Un’altra cosa importante nelle scelte che portiamo avanti è che non ci sono temi tabù: a tutte le età si deve poter parlare di tutto. Anche perché già i piccoli tra televisori e device incontrano argomenti che possono sembrare tabù, allora è preferibile che li incontrino con linguaggi concepiti per parlare a loro.
Cosa occorre guardare per progettare il futuro, in uno scenario così incerto e con le grandi domande sul sostegno pubblico?

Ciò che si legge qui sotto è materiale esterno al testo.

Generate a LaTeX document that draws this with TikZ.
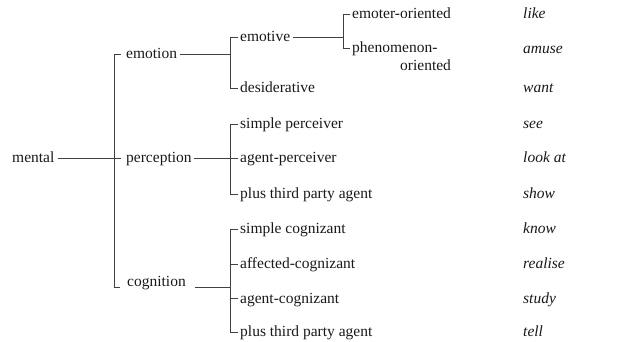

Stiamo vivendo anni che ci stanno insegnando quanto ogni certezza possa essere labile e sono convinto che noi adulti non dobbiamo passare ai ragazzi questo senso di precarietà. E allora bisogna inventarsi delle cose, che vuol dire provare ogni volta: nessuna delle edizioni del Festival è stata sostenuta dallo stesso tipo di contributo pubblico. Bisogna andarseli a cercare, con la consapevolezza che tante volte puoi rischiare di fare un’edizione, tra virgolette, misera. Ma bisogna comunque andare avanti perché siamo consapevoli e convinti che un festival di teatro e letteratura per ragazzi sia utile e necessario. Bisogna farlo. Il segnale che noi ci siamo, e siamo qui perché vogliamo prendere per mano e provare a fare un percorso insieme ai ragazzi e alle famiglie, è una cosa importante.
Quindi più che ‘progettare per il futuro’, si tratta di cercare di volta in volta strade che ti possano consentire di mantenere la promessa che fai quando finisce un festival: se dici «Arrivederci alla prossima edizione» non puoi non fare la prossima edizione. Proprio per un segnale che dai ai giovani, le promesse vanno mantenute e se stai facendo qualcosa in cui credi devi provare a farla sempre e comunque.